Working in $M$,  fix $W_0\subseteq \kappa$ such that $|W_0|\leq \kappa $and all forcing 
  conditions mencioned in $\tau$ come from $Fn(W_0,\omega)$; then choose $W$ with $W_0\subseteq W \subseteq \kappa$ and $|\kappa\setminus W|=\aleph_0$. Note that $\tau$ is a $Fn(W,\omega)$-name and $Fn(\kappa\setminus W,\omega)\cong Fn(\omega,\omega)$.

Why can fix $W_0 \subseteq \kappa$ and select $W$ such that $W_0\subseteq W \subseteq \kappa$ ?
 A: First of all you meant to say $|W_0|\leq \theta$ I believe, otherwise it is just trivial by taking everything. 
For the first question, $\tau$ as a nice name for a subset of $(\theta\times \omega)\times \omega$ (to be more precise, this is a canonical name in M) can be represented as $\{(\check{\delta},A_\delta): \delta\in (\theta\times \omega)\times \omega\}$ where $\check{\delta}$ is a canonical name for $\delta\in (\theta\times \omega)\times \omega$ and $A_\delta$ is an anti chain in $Fn(\kappa, \omega)$. So essentially $W_0$ is the union of all domains of the conditions that appear in these anti chains. More precisely,
$W_0 = \bigcup_{\delta\in (\theta\times \omega)\times \omega, p \in A_\delta} dom(p)$. As the forcing notion is c.c.c, $|W_0|\leq \theta$. 
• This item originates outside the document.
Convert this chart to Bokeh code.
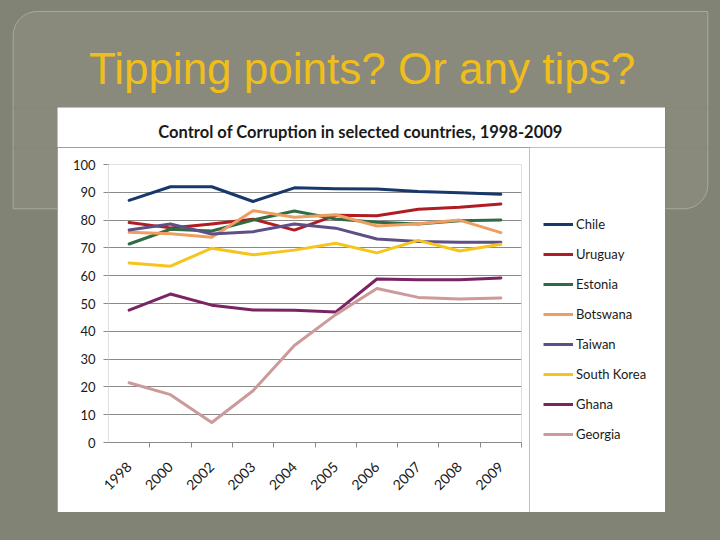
import numpy as np
from bokeh.plotting import figure
from bokeh.layouts import column, row
from bokeh.models import (Range1d, FixedTicker, Legend, LegendItem, Label,
                          CustomJSTickFormatter, GlobalInlineStyleSheet)
from bokeh.embed import file_html
from bokeh.resources import INLINE

# ---------------- data ----------------
years = ["1998", "2000", "2002", "2003", "2004", "2005", "2006", "2007", "2008", "2009"]
chile       = [87.1, 92.0, 92.0, 86.7, 91.6, 91.3, 91.2, 90.3, 89.8, 89.3]
uruguay     = [79.1, 77.2, 78.6, 80.3, 76.4, 81.7, 81.6, 83.9, 84.6, 85.8]
estonia     = [71.4, 76.7, 76.1, 80.0, 83.3, 80.4, 79.2, 78.6, 79.8, 80.0]
botswana    = [75.6, 75.1, 73.8, 83.4, 81.0, 81.9, 77.9, 78.7, 80.0, 75.5]
taiwan      = [76.4, 78.6, 75.0, 75.8, 78.6, 77.1, 73.2, 72.3, 72.0, 72.0]
south_korea = [64.6, 63.4, 69.9, 67.5, 69.2, 71.7, 68.2, 72.7, 68.9, 71.3]
ghana       = [47.6, 53.4, 49.4, 47.7, 47.6, 46.9, 58.8, 58.5, 58.5, 59.2]
georgia     = [21.5, 17.2, 7.2, 18.6, 34.9, 46.0, 55.4, 52.2, 51.6, 52.0]
y_ticks = [0, 10, 20, 30, 40, 50, 60, 70, 80, 90, 100]

series_names = ["Chile", "Uruguay", "Estonia", "Botswana", "Taiwan", "South Korea", "Ghana", "Georgia"]
series_values = [chile, uruguay, estonia, botswana, taiwan, south_korea, ghana, georgia]
series_colors = ["#18386A", "#B01C22", "#2F6B45", "#EE9E5E", "#5E4F86", "#F5C51E", "#7A2463", "#CC9A9A"]

slide_title = "Tipping points? Or any tips?"
chart_title = "Control of Corruption in selected countries, 1998-2009"

# ---------------- styles ----------------
OLIVE = "#818374"
OLIVE_IN = "#898a7c"
EDGE = "#a9ab9c"
GOLD = "#F0BE1A"
GRID = "#8a8a8a"
FONT = "Lato"
TXT = "#1a1a1a"

PAGE_W = 720
TOP_H = 107                 # slide area above the chart picture
BOX_L, BOX_W, BOX_H = 57, 608, 405
RIGHT_W = PAGE_W - BOX_L - BOX_W
TITLE_H = 40                # white strip holding the chart title
CH_H = BOX_H - TITLE_H      # chart figure height
FL, FT, FW, FH = 51, 17, 413, 278   # frame inside chart figure
FB = CH_H - FT - FH
FR = 8                      # right border of chart figure
CH_W = FL + FW + FR
LEG_W = BOX_W - CH_W        # white strip holding the legend

# rounded slide rectangle (top-left and bottom-right corners rounded), page px
r = 24
rx0, ry0, rx1, ry1 = 12.7, 11.0, 707.3, 208.3
rect_x, rect_y = [], []
for t in np.linspace(np.pi, 1.5 * np.pi, 16):
    rect_x.append(rx0 + r + r * np.cos(t)); rect_y.append(ry0 + r + r * np.sin(t))
rect_x.append(rx1); rect_y.append(ry0)
for t in np.linspace(0, 0.5 * np.pi, 16):
    rect_x.append(rx1 - r + r * np.cos(t)); rect_y.append(ry1 - r + r * np.sin(t))
rect_x.append(rx0); rect_y.append(ry1)
rect_x = np.array(rect_x); rect_y = np.array(rect_y)


def no_align(f):
    try:
        f.frame_align = False
    except Exception:
        pass
    return f


def deco(w, h, ox, oy, fill=OLIVE, slide=True):
    f = figure(width=w, height=h, x_range=Range1d(0, w), y_range=Range1d(h, 0),
               min_border=0, x_axis_type=None, y_axis_type=None,
               toolbar_location=None, output_backend="svg",
               background_fill_color=fill, border_fill_color=fill,
               outline_line_color=None)
    f.grid.visible = False
    f.outline_line_color = None
    if slide:
        f.patch(rect_x - ox, rect_y - oy, fill_color=OLIVE_IN, line_color=EDGE, line_width=1)
    return no_align(f)


top = deco(PAGE_W, TOP_H, 0, 0)
top.add_layout(Label(x=361.5, y=68, text=slide_title, text_align="center",
                     text_baseline="alphabetic", text_font="Liberation Sans",
                     text_font_size="44px", text_color=GOLD))

left1 = deco(BOX_L, TITLE_H, 0, TOP_H)
right1 = deco(RIGHT_W, TITLE_H, BOX_L + BOX_W, TOP_H)
left2 = deco(BOX_L, CH_H, 0, TOP_H + TITLE_H)
right2 = deco(RIGHT_W, CH_H, BOX_L + BOX_W, TOP_H + TITLE_H)

head = deco(BOX_W, TITLE_H, 0, 0, fill="white", slide=False)
head.add_layout(Label(x=303, y=24, text=chart_title, text_align="center",
                      text_baseline="middle", text_font=FONT, text_font_style="bold",
                      text_font_size="16.5px", text_color=TXT))

# ---------------- chart ----------------
p = figure(width=CH_W, height=CH_H, x_range=Range1d(0, len(years)), y_range=Range1d(0, 100),
           min_border_left=FL, min_border_right=FR,
           min_border_top=FT, min_border_bottom=FB,
           output_backend="svg", toolbar_location=None,
           background_fill_color="white", border_fill_color="white",
           outline_line_color=None)
no_align(p)

xpos = [i + 0.5 for i in range(len(years))]
for name, vals, col in zip(series_names, series_values, series_colors):
    p.line(xpos, vals, line_color=col, line_width=3, line_join="round", line_cap="round")

xa = p.xaxis[0]
xa.ticker = FixedTicker(ticks=xpos, minor_ticks=list(range(1, len(years) + 1)))
xa.formatter = CustomJSTickFormatter(args=dict(labels=years),
                                     code="return labels[Math.round(tick - 0.5)] || '';")
xa.major_tick_line_color = None
xa.major_tick_out = 0
xa.major_tick_in = 0
xa.minor_tick_line_color = GRID
xa.minor_tick_out = 5
xa.minor_tick_in = 0
xa.axis_line_color = GRID
xa.major_label_orientation = np.pi / 4
xa.major_label_standoff = 17
xa.major_label_text_font = FONT
xa.major_label_text_font_size = "14px"
xa.major_label_text_color = TXT

ya = p.yaxis[0]
ya.ticker = FixedTicker(ticks=y_ticks)
ya.axis_line_color = None
ya.major_tick_line_color = GRID
ya.major_tick_out = 5
ya.major_tick_in = 0
ya.minor_tick_line_color = None
ya.major_label_standoff = 8
ya.major_label_text_font = FONT
ya.major_label_text_font_size = "13px"
ya.major_label_text_color = TXT

p.xgrid.grid_line_color = None
p.ygrid.ticker = FixedTicker(ticks=y_ticks)
p.ygrid.grid_line_color = GRID
p.ygrid.grid_line_width = 1

# ---------------- legend (its own white strip) ----------------
leg = deco(LEG_W, CH_H, 0, 0, fill="white", slide=False)
items = []
for name, col in zip(series_names, series_colors):
    rr = leg.line([np.nan, np.nan], [np.nan, np.nan], line_color=col, line_width=3)
    items.append(LegendItem(label=name, renderers=[rr]))
legend = Legend(items=items, location=(14, FB), orientation="vertical",
                glyph_width=30, glyph_height=16, label_height=16, label_standoff=3,
                spacing=14, padding=0, margin=0, border_line_color=None,
                background_fill_color="white", background_fill_alpha=0,
                label_text_font=FONT,
                label_text_font_size="13px", label_text_color=TXT)
leg.add_layout(legend)

page = column(top, row(left1, head, right1), row(left2, p, leg, right2))
page.stylesheets = [GlobalInlineStyleSheet(css="body { background-color: %s; margin: 0; }" % OLIVE)]

open("out.html", "w").write(file_html(page, INLINE))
For the second question, as $|W_0|\leq \theta < \kappa$, $\kappa \backslash W_0$ is of cardinality $\kappa$. As M is a ZFC model, you might well-order $\kappa \backslash W_0$ and leave out the first $\omega$ elements, i.e. list $\kappa \backslash W_0$ as $\langle a_i: i<\kappa\rangle$. $W=W_0 \cup \{a_i: i\geq \omega\}$.